Myceliophthora thermophila

Scientific classification
- Kingdom: Fungi
- Division: Ascomycota
- Class: Sordariomycetes
- Order: Sordariales
- Family: Chaetomiaceae
- Genus: Myceliophthora
- Species: M. thermophila
- Binomial name: Myceliophthora thermophila (A.E. Apinis) C.A. van Oorschot, 1977
- Synonyms: Chrysosporium thermophilum (A.E. Apinis) A. von Klopotek, 1974; Sporotrichum thermophile A.E. Apinis, 1963; Thielavia heterothallica A. von Klopotek, 1976; Corynascus heterothallicus (A. von Klopotek) J.A. von Arx et al., 1983;

= Myceliophthora thermophila =

Species of fungus

Myceliophthora thermophila is an ascomycete fungus that grows optimally at 45–50 C. It efficiently degrades cellulose and is of interest in the production of biofuels. The genome has recently been sequenced, revealing the full range of enzymes used by this organism for the degradation of plant cell wall material.

==Taxonomy==
Myceliophthora thermophila has a wide range of synonyms over the history of its classification and distinction of sexual states. Myceliophthora thermophila was originally described as Sporotrichum thermophilum in 1963, but it was later found that the species lacked clamp connections characteristic of the basidiomycetous genus, Sporotrichum. It was reclassified to the ascomyceteous genus, Chrysosporium, and became known as C. thermophilum. The genus Myceliophthora was not used to describe this species until 1977, since the genus Chrysosporium formerly encompassed the genus Myceliophthora,

The teleomorph to M. thermophila first described as Thielavia heterothallica before the genus Corynascus was introduced by von Arx in 1983. It has since been known as Corynascus heterothallicus, which has been observed through phylogenetic analysis to bear very strong DNA sequence homology to M. thermophila.

==Ecology==
As its name implies, M. thermophila is a thermophilic fungus, growing optimally at 38-45 °C but not above 60 °C. Myceliophthora thermophila colonies have been commonly isolated from composts, where they generate high temperatures from cellular activities. Moist, sun-heated soils and hay provide ideal places for M. thermophila growth because they do not easily dissipate heat and help insulate the colony. Due to the scarcity of soluble carbon sources at high temperatures, this species is well adapted to utilizing insoluble carbon sources for energy, such as cellulose and hemicellulose.

==Morphology==
Colonies of M. thermophila initially appear cottony-pink, but rapidly turn cinnamon-brown and granular in texture. It can be distinguished from the closely related Myceliophthora lutea by the thermophilic character of the former, and its more darkly pigmented, markedly obovate conidia. Microscopic examination reveals septate hyphae with several obovoidal to pyriform conidia arising singly or in small groups from conidiogenous cells. Conidia are typically 3.0-4.5μm x 4.5-11.0μm in size, hyaline, smooth, and thick-walled. Occasionally a secondary conidium can form at the distal tip of primary conidium.

==Human disease==
Myceliopthora thermophila is rarely implicated in human disease; however, there have been several reported cases of M. thermophila causing disseminated infections in people with pre-existing immunodeficiency such as myeloblastic leukemia. Infections can occur by direct inoculation into the body by contaminated surgical or garden tools, and tend to manifest themselves in cardiovascular and respiratory systems. Voriconazole is an effective treatment for the infection, however, misdiagnoses for M. thermophila are possible due to its tendency to test positive on invasive aspergillosis screens.

==Industrial uses==
The genome of M. thermophila encodes a number of thermostable enzymes with important industrial applications. Because of its ability to grow at high temperature, its enzyme yield is greater with fewer contaminants than many mesophilic fungi.

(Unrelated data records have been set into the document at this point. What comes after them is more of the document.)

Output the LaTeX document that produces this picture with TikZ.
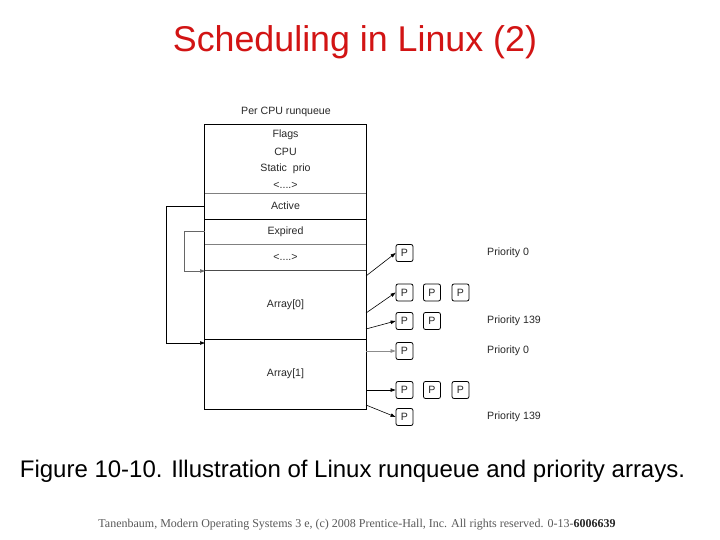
\documentclass[tikz,border=0pt]{standalone}
\usepackage{fontspec}
\setmainfont{Liberation Sans}
\newfontfamily\footfont{Liberation Serif}
\usetikzlibrary{arrows.meta}
\definecolor{titlered}{RGB}{210,20,20}
\definecolor{txt}{RGB}{40,40,40}
\begin{document}
\begin{tikzpicture}[x=1pt,y=-1pt,
  small/.style={font=\fontsize{10.6}{12}\selectfont, text=txt},
  cell/.style={minimum width=161pt, inner sep=0pt, small},
  txtn/.style={inner sep=0pt, small},
  pbox/.style={draw, rounded corners=2pt, minimum width=17pt, minimum height=17pt, inner sep=0pt, small, line width=0.8pt},
  lab/.style={anchor=west, inner sep=0pt, small},
  arr/.style={-{Triangle[length=5pt,width=3.5pt]}, line width=0.6pt},
  sep/.style={line width=0.6pt, gray},
  sepdark/.style={line width=0.8pt, black},
]
\useasboundingbox[fill=white] (0,0) rectangle (720,540);

% title
\node[text=titlered, font=\fontsize{35.8}{40}\selectfont, inner sep=0pt] (title) at (355,42) {Scheduling in Linux (2)};

% runqueue cells
\node[txtn] (rqlabel) at (286,112) {Per CPU runqueue};
\node[cell, minimum height=68pt] (hdr) at (285.5,159) {};
\node[cell, minimum height=26pt] (active) at (285.5,206) {Active};
\node[cell, minimum height=25pt] (expired) at (285.5,231.5) {Expired};
\node[cell, minimum height=26pt] (dots) at (285.5,257) {<....>};
\node[cell, minimum height=69pt] (arr0) at (285.5,304.5) {Array[0]};
\node[cell, minimum height=70pt] (arr1) at (285.5,374) {Array[1]};
\node[txtn] (flags) at (285.5,135) {Flags};
\node[txtn] (cpu) at (285.5,152) {CPU};
\node[txtn] (sprio) at (285.5,169) {Static\ \ prio};
\node[txtn] (hdots) at (285.5,185) {<....>};

\draw[line width=1.2pt] (hdr.north west) rectangle (arr1.south east);
\draw[sep] (hdr.south west) -- (hdr.south east);
\draw[sepdark] (active.south west) -- (active.south east);
\draw[sep] (expired.south west) -- (expired.south east);
\draw[line width=1pt, black!70] (dots.south west) -- (dots.south east);
\draw[sepdark] (arr0.south west) -- (arr0.south east);

% P boxes
\node[pbox] (p1)  at (404.5,253) {P};
\node[pbox] (p2a) at (404.5,292.5) {P};
\node[pbox] (p2b) at (432,292.5) {P};
\node[pbox] (p2c) at (460.5,292.5) {P};
\node[pbox] (p3a) at (404.5,321) {P};
\node[pbox] (p3b) at (432,321) {P};
\node[pbox] (p4)  at (404.5,351) {P};
\node[pbox] (p5a) at (404.5,390) {P};
\node[pbox] (p5b) at (432,390) {P};
\node[pbox] (p5c) at (460.5,390) {P};
\node[pbox] (p6)  at (404.5,417) {P};

% priority labels
\node[lab] (l1) at (487,253) {Priority 0};
\node[lab] (l2) at (487,321) {Priority 139};
\node[lab] (l3) at (487,351) {Priority 0};
\node[lab] (l4) at (487,417) {Priority 139};

% arrow start points on box edge
\coordinate (s1) at (366,276);
\coordinate (s2) at (366,313);
\coordinate (s3) at (366,329);
\coordinate (s4) at (366,351);
\coordinate (s5) at (366,390);
\coordinate (s6) at (366,405);
\draw[arr] (s1) -- (p1.west);
\draw[arr] (s2) -- (p2a.west);
\draw[arr] (s3) -- (p3a.west);
\draw[arr, black!45] (s4) -- (p4.west);
\draw[arr] (s5) -- (p5a.west);
\draw[arr] (s6) -- (p6.west);

% left connectors
\coordinate (a0) at (205,271);
\coordinate (a1) at (205,343);
\draw[arr] (active.west) -- ++(-39,0) |- (a1);
\draw[arr, black!60] (expired.west) -- ++(-21,0) |- (a0);

% caption
\node[inner sep=0pt, font=\fontsize{24}{28}\selectfont] (caption) at (352.5,471) {Figure 10-10. Illustration of Linux runqueue and priority arrays.};

% footer
\node[inner sep=0pt, font=\footfont\fontsize{12}{14}\selectfont, text=black!65] (footer) at (357,525) {Tanenbaum, Modern Operating Systems 3 e, (c) 2008 Prentice-Hall, Inc. All rights reserved. 0-13-\textcolor{black!85}{\textbf{6006639}}};
\end{tikzpicture}
\end{document}
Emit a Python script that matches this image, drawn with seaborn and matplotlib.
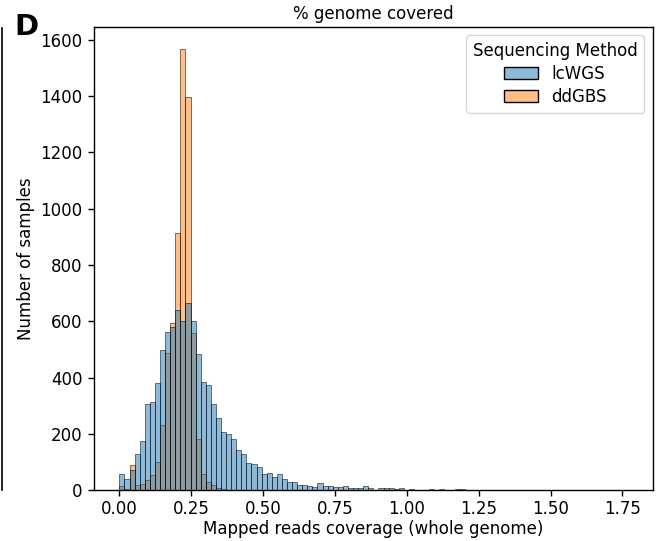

Cellulases are rapidly synthesized by M. thermophila and can be used to degrade cellulose into simple carbohydrates as a food source for livestock. Also expressed by this species are broad-specificity phytases that are efficient in breaking down phytic acid to be used for supplementing livestock feed with phosphorus.

Myceliophthora thermophila expresses laccases that can act as clean substitutes for harmful chemical reagents used in the paper and pulp industry and textile dyes. They are also useful in ecological restoration through soil bioremediation and ability to degrade rubber. Furthermore, laccases have shown to have the ability to polymerize lignin from waste material from the kraft process. The homogeneous lignin polymer may be used as raw materials for other products.